If $\lambda_1 < x < \lambda_n$ is among the $\lambda_i$, we have a mixture of the above two cases:
$f(x) = \max\left\{
1-\frac{2}{1+x/\lambda_1},
-1 + \frac{2}{1+x/\lambda_n}\right\}$.
So in summary,
$$f(x) = \begin{cases}
-1 + \frac{2}{1+x/\lambda_n} & 0 \le x \le \lambda_1
\\
\max\left\{
1-\frac{2}{1+x/\lambda_1},
-1 + \frac{2}{1+x/\lambda_n}\right\}
& \lambda_1 < x < \lambda_n
\\
1 - \frac{2}{1+x/\lambda_1}  & x \ge \lambda_n
\end{cases}$$
Since $x \mapsto -1 + \frac{2}{1+x/\lambda_n}$ is decreasing and $x \mapsto 1 - \frac{2}{1-x/\lambda_n}$ is increasing, you can show that that $f$ is actually
$$f(x) = \begin{cases}
-1 + \frac{2}{1+x/\lambda_n} & 0 \le x \le x^*
\\
1 - \frac{2}{1+x/\lambda_1}  & x \ge x^*
\end{cases}$$
where $x^*$ satisfies $\lambda_1 < x^* < \lambda_n$ and is the solution to
$$1-\frac{2}{1+x/\lambda_1}
= -1 + \frac{2}{1+x/\lambda_n}.$$
After some manipulations you obtain $x^* = \sqrt{\lambda_1 \lambda_n}$. So $f$ is decreasing on $[0, \sqrt{\lambda_1 \lambda_n}]$ and increasing on $[\sqrt{\lambda_1 \lambda_n}, \infty)$
with a minimum value of
$$f(\sqrt{\lambda_1 \lambda_n})
= 1 - \frac{2}{1+\sqrt{\lambda_n/\lambda_1}}= \frac{\sqrt{\lambda_n}-\sqrt{\lambda_1}}{\sqrt{\lambda_n}+\sqrt{\lambda_1}}.$$
A: Assuming that $x \ge 0$, it is easy to check that, for every individual term, we have
$$\dfrac{|x-\lambda_i|}{x+\lambda_i}\leq 1,$$
So, the same inequality applies to the maximum, yielding $f(x)\leq 1$. Since $f(0)=1$, we know that the maximum is exactly $1$.
Regarding the minimum, it is easy to see that only two of the functions $\dfrac{|x-\lambda_i|}{x+\lambda_i}$ dominate over the others.
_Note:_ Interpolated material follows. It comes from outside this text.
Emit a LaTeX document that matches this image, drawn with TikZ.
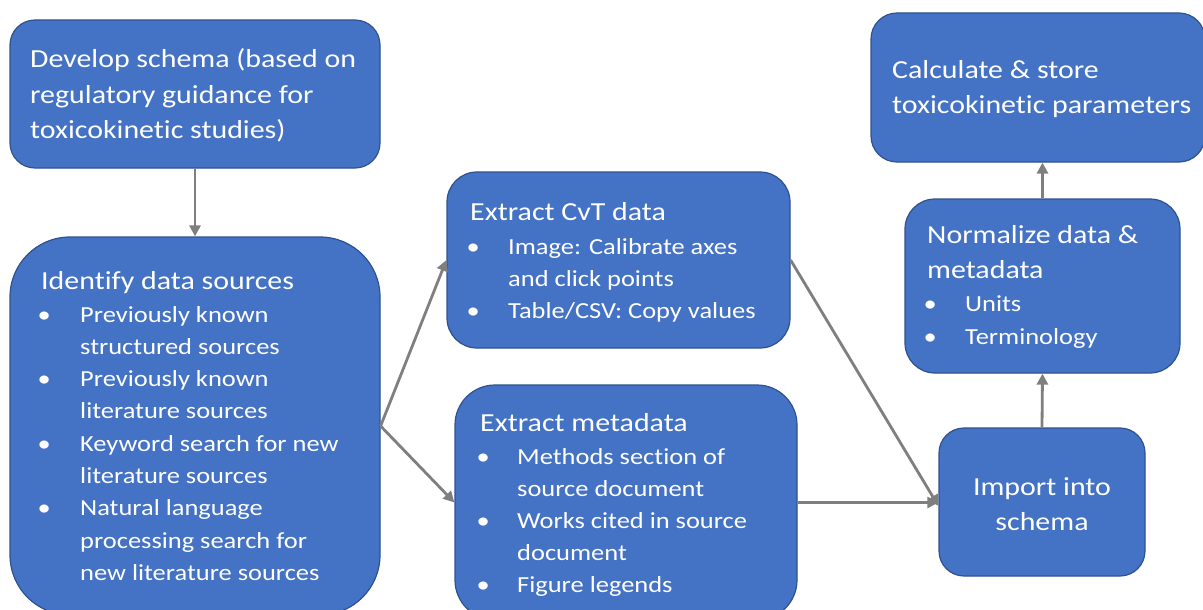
\documentclass[tikz,border=0pt]{standalone}
\usepackage{fontspec}
\setmainfont{Carlito}[FakeStretch=1.15,Ligatures=NoCommon]
\usetikzlibrary{arrows.meta}
\definecolor{boxfill}{HTML}{4472C4}
\definecolor{boxline}{HTML}{2F528F}
\definecolor{arrowgray}{HTML}{7F7F7F}
\newlength\bulind
\newcommand\bi{\par\makebox[\bulind][l]{•}}
\newcommand\bc{\\\hspace*{\bulind}}
\newcommand\titletext[2]{\parbox[t]{#1}{\fontsize{26}{35.5}\selectfont #2}}
\newcommand\bullettext[3]{\parbox[t]{400pt}{\fontsize{23}{#2}\selectfont\setlength\bulind{#1}#3}}
\begin{document}
\begin{tikzpicture}[x=1pt,y=-1pt,
  box/.style={draw=boxline, fill=boxfill, line width=1.2pt, inner sep=0pt, rectangle},
  txt/.style={text=white, inner sep=0pt, anchor=base west},
  flow/.style={draw=arrowgray, line width=2.8pt, -{Triangle[length=11pt,width=11pt]}}]
\useasboundingbox (0,0) rectangle (1203,610);
\begin{scope}
\clip (0,0) rectangle (1203,610);
% boxes
\node[box, minimum width=370pt, minimum height=148pt, rounded corners=25pt] (b1) at (195,94) {};
\node[box, minimum width=370pt, minimum height=378pt, rounded corners=60pt] (b2) at (195,426) {};
\node[box, minimum width=343pt, minimum height=176pt, rounded corners=30pt] (b3) at (618.5,260) {};
\node[box, minimum width=342pt, minimum height=235pt, rounded corners=40pt] (b4) at (626,502.5) {};
\node[box, minimum width=334pt, minimum height=149pt, rounded corners=26pt] (b5) at (1038,87.5) {};
\node[box, minimum width=275pt, minimum height=174pt, rounded corners=30pt] (b6) at (1042.5,286) {};
\node[box, minimum width=206pt, minimum height=148pt, rounded corners=25pt] (b7) at (1042,502) {};
\end{scope}
% texts
\node[txt] (t1) at (30,68) {\titletext{345pt}{Develop schema (based on\\regulatory guidance for\\toxicokinetic studies)}};
\node[txt] (t2a) at (41,289) {\titletext{330pt}{Identify data sources}};
\node[txt] (t2b) at (37.5,322) {\bullettext{42.5pt}{32.3}{\bi Previously known\bc structured sources\bi Previously known\bc literature sources\bi Keyword search for new\bc literature sources\bi Natural language\bc processing search for\bc new literature sources}};
\node[txt] (t3a) at (470,220) {\titletext{310pt}{Extract CvT data}};
\node[txt] (t3b) at (466.5,254) {\bullettext{41.5pt}{32.3}{\bi Image: Calibrate axes\bc and click points\bi Table/CSV: Copy values}};
\node[txt] (t4a) at (480,431) {\titletext{310pt}{Extract metadata}};
\node[txt] (t4b) at (476.5,464) {\bullettext{40.5pt}{32}{\bi Methods section of\bc source document\bi Works cited in source\bc document\bi Figure legends}};
\node[txt] (t5) at (892,78) {\titletext{310pt}{Calculate \& store\\toxicokinetic parameters}};
\node[txt] (t6a) at (927,243) {\titletext{250pt}{Normalize data \&\\metadata}};
\node[txt] (t6b) at (923.5,311) {\bullettext{41.5pt}{33}{\bi Units\bi Terminology}};
\node[txt, anchor=base] (t7) at (1042,495) {\parbox[t]{200pt}{\centering\fontsize{26}{35}\selectfont Import into\\schema}};
% connectors
\draw[flow] (b1.south) -- (b2.north);
\draw[flow] (b2.east) -- (b3.west);
\draw[flow] (b2.east) -- (b4.west);
\draw[flow] (b3.east) -- ([yshift=-4pt]b7.west);
\draw[flow] (b4.east) -- (b4.east -| b7.west);
\draw[flow] (b7.north) -- (b6.south);
\draw[flow] (b6.north) -- (b6.north |- b5.south);
\end{tikzpicture}
\end{document}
The global minimum is attained at the turning point, where
$$
\dfrac{|x-\lambda_n|}{x+\lambda_n} = \dfrac{|x-\lambda_1|}{x+\lambda_1}.
$$
Considering that this point satisfies $x \in (\lambda_1, \lambda_n)$, you can get rid of the absolute value and get
$$
\dfrac{-x+\lambda_n}{x+\lambda_n} = \dfrac{x-\lambda_1}{x+\lambda_1},
$$
which leads to the minimum being reached at $x = \sqrt{\lambda_1 \lambda_n}$.